Extracted data entries:
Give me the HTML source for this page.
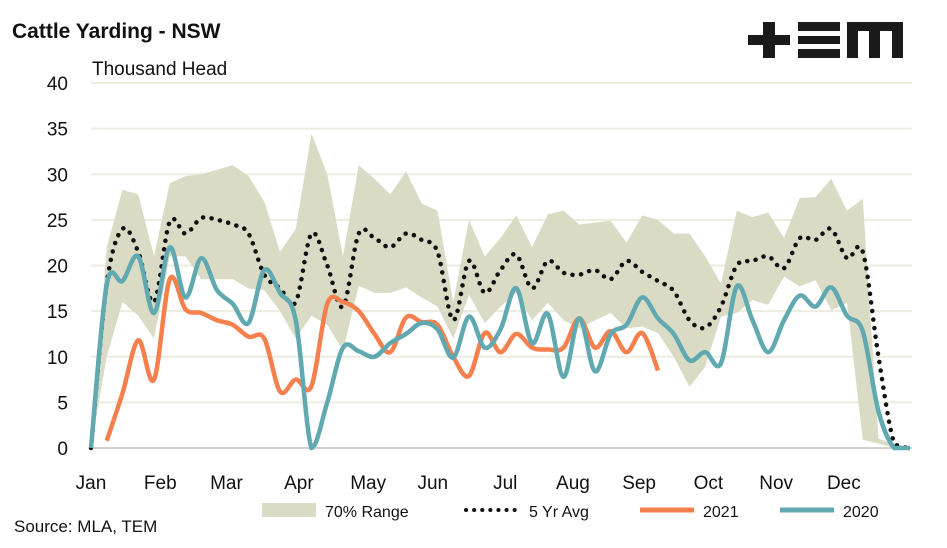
<!DOCTYPE html>
<html><head><meta charset="utf-8"><style>
body{margin:0;background:#fff;}
svg text{font-family:"Liberation Sans",sans-serif;}
</style></head><body>
<svg id="chart" width="947" height="543" viewBox="0 0 947 543" xmlns="http://www.w3.org/2000/svg">
<text x="12" y="38" font-size="21" font-weight="bold" fill="#111">Cattle Yarding - NSW</text>
<text x="92" y="75" font-size="19" fill="#111">Thousand Head</text>
<g fill="#1a1a1a">
<rect x="748" y="35" width="42" height="10"/><rect x="763" y="22" width="12" height="36"/>
<rect x="798" y="22" width="42" height="9"/><rect x="798" y="36" width="42" height="8"/><rect x="798" y="49" width="42" height="9"/>
<rect x="847" y="22" width="56" height="9"/><rect x="847" y="22" width="11" height="36"/><rect x="869" y="22" width="11" height="36"/><rect x="892" y="22" width="11" height="36"/>
</g>
<g id="grid"></g><g id="band"></g><g id="lines"></g><g id="axes"></g>
<g>
<rect x="262" y="503" width="54" height="14" fill="#d9dbc5"/>
<text x="325" y="517" font-size="16" fill="#111">70% Range</text>
<line x1="466" y1="510" x2="520" y2="510" stroke="#111" stroke-width="4" stroke-dasharray="0.1 8" stroke-linecap="round"/>
<text x="529" y="517" font-size="16" fill="#111">5 Yr Avg</text>
<line x1="640" y1="510" x2="694" y2="510" stroke="#f5804e" stroke-width="5"/>
<text x="703" y="517" font-size="16" fill="#111">2021</text>
<line x1="780" y1="510" x2="834" y2="510" stroke="#60a9b0" stroke-width="5"/>
<text x="843" y="517" font-size="16" fill="#111">2020</text>
</g>
<text x="14" y="532" font-size="17" fill="#111">Source: MLA, TEM</text>
</svg>
<script>
const months=["Jan","Feb","Mar","Apr","May","Jun","Jul","Aug","Sep","Oct","Nov","Dec"];
const monthWeeks=[0,4.4,8.6,13.2,17.6,21.7,26.3,30.6,34.8,39.2,43.5,47.8];
const yTicks=[0,5,10,15,20,25,30,35,40];
const rangeUpper=[0,22,28.3,27.8,21,29,29.8,30,30.5,31,29.8,27,21.5,24,34.5,30,21,31,29.5,27.8,30.3,26.8,26,16,25,21,23,25.5,22,25.6,26,24.5,24.7,24.9,22.5,25.5,25,23.5,23.5,21,18,26,25.3,25.8,23,27.4,27.5,29.5,26,27.3,1,0.5,0];
const rangeLower=[0,10,16,14.5,12,21,21,18.5,18.5,18.5,17.5,17.3,15,12,14.5,13.5,10.7,17.8,17,17,17.6,16.5,15.5,12,16.8,13.7,15.5,17,14,15.9,14,13.1,14,14.8,13.1,13.3,12.6,10,6.7,8.9,14.4,14.8,16.2,15.7,18.8,17.7,18.4,15.1,15.9,0.9,0.5,0,0];
const avg5yr=[0,18,24,21.5,16,24.8,23.5,25.2,25,24.5,23.5,19,17.5,16,23.5,20,15.5,23.5,23,22,23.5,22.8,21.5,14,20.5,17,19.5,21.2,17.5,20.5,19.2,19,19.5,18.5,20.5,19.3,18.3,17.2,14,13.2,15.5,20,20.5,21,19.7,23,22.8,24,20.8,21.5,10,0.5,0];
const y2020=[0,17.9,18.3,21,14.8,22,16.5,20.8,17.3,15.8,13.7,19.5,17,14,0,5,11,10.6,10,11.5,12.5,13.7,13,9.9,14.4,11,13,17.5,11.5,14.7,7.8,14.2,8.4,12.5,13.5,16.5,14.2,12.5,9.6,10.5,9.3,17.7,14,10.5,14,16.7,15.5,17.6,14.5,12.8,4,0,0];
const y2021=[null,0.8,6,11.8,7.5,18.5,15.2,14.8,14,13.5,12.2,12,6.2,7.5,6.8,15.8,16,15,12.5,10.5,14.3,13.8,13.5,10,7.9,12.6,10.5,12.5,11,10.8,11,14.2,11,12.8,10.5,12.6,8.5];
const X0=91,X1=910,Y0=448,Y1=83;
const xs=w=>X0+w*(X1-X0)/52, ys=v=>Y0-v*(Y0-Y1)/40;
const NS="http://www.w3.org/2000/svg";
function mk(t,a,p){const e=document.createElementNS(NS,t);for(const k in a)e.setAttribute(k,a[k]);p.appendChild(e);return e;}
const grid=document.getElementById('grid'),axes=document.getElementById('axes');
yTicks.forEach(v=>{
 const l=mk('line',{x1:X0,x2:912,y1:ys(v),y2:ys(v),stroke:v===0?'#d0d0d0':'#ecece0','stroke-width':2},grid);
 
 
 const t=mk('text',{x:68,y:ys(v)+7,'font-size':19,'text-anchor':'end',fill:'#111'},axes);t.textContent=v;
 
 
});
months.forEach((m,i)=>{
 const t=mk('text',{x:xs(monthWeeks[i]),y:489,'font-size':19,'text-anchor':'middle',fill:'#111'},axes);t.textContent=m;
 
 
});
let d='M'+rangeUpper.map((v,i)=>xs(i)+','+ys(v)).join('L');
for(let i=rangeLower.length-1;i>=0;i--)d+='L'+xs(i)+','+ys(rangeLower[i]);
const band=mk('path',{d:d+'Z',fill:'#d9dbc5'},document.getElementById('band'));


function smooth(arr){
 const p=[];arr.forEach((v,i)=>{if(v!==null)p.push([xs(i),ys(v)]);});
 const cy=y=>Math.min(Y0,y);
 let s='M'+p[0][0]+','+p[0][1];
 for(let i=0;i<p.length-1;i++){
  const a=p[Math.max(0,i-1)],b=p[i],c=p[i+1],e=p[Math.min(p.length-1,i+2)];
  s+='C'+(b[0]+(c[0]-a[0])/6)+','+cy(b[1]+(c[1]-a[1])/6)+' '+(c[0]-(e[0]-b[0])/6)+','+cy(c[1]-(e[1]-b[1])/6)+' '+c[0]+','+c[1];
 }
 return s;
}
const lg=document.getElementById('lines');
const la=mk('path',{d:smooth(avg5yr),fill:'none',stroke:'#111','stroke-width':4.5,'stroke-dasharray':'0.1 8.5','stroke-linecap':'round'},lg);


const l21=mk('path',{d:smooth(y2021),fill:'none',stroke:'#f5804e','stroke-width':4.5},lg);


const l20=mk('path',{d:smooth(y2020),fill:'none',stroke:'#60a9b0','stroke-width':4.5},lg);


</script>
</body></html>
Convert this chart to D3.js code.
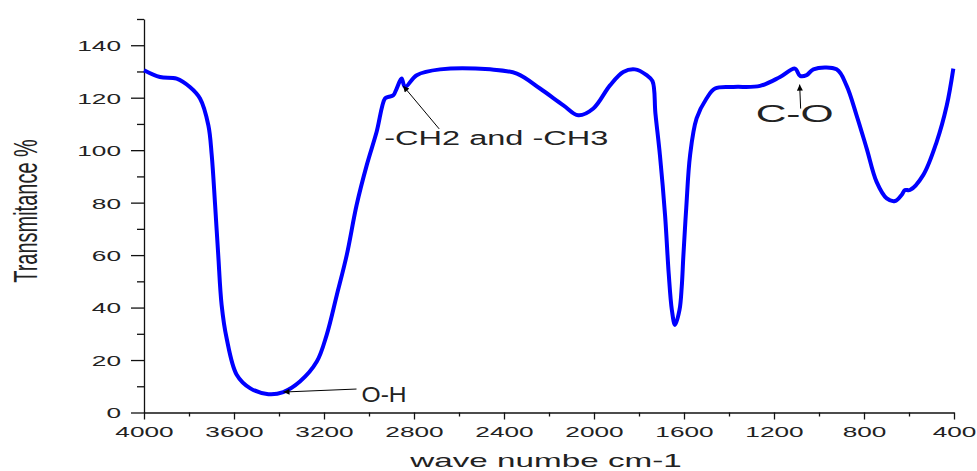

● **Problem to solve**: Using the records above, list each line that includes "chart".

● **The reply**:
<svg id="chart" width="947" height="543" viewBox="0 0 947 543" xmlns="http://www.w3.org/2000/svg">
Convert this chart to D3.js code.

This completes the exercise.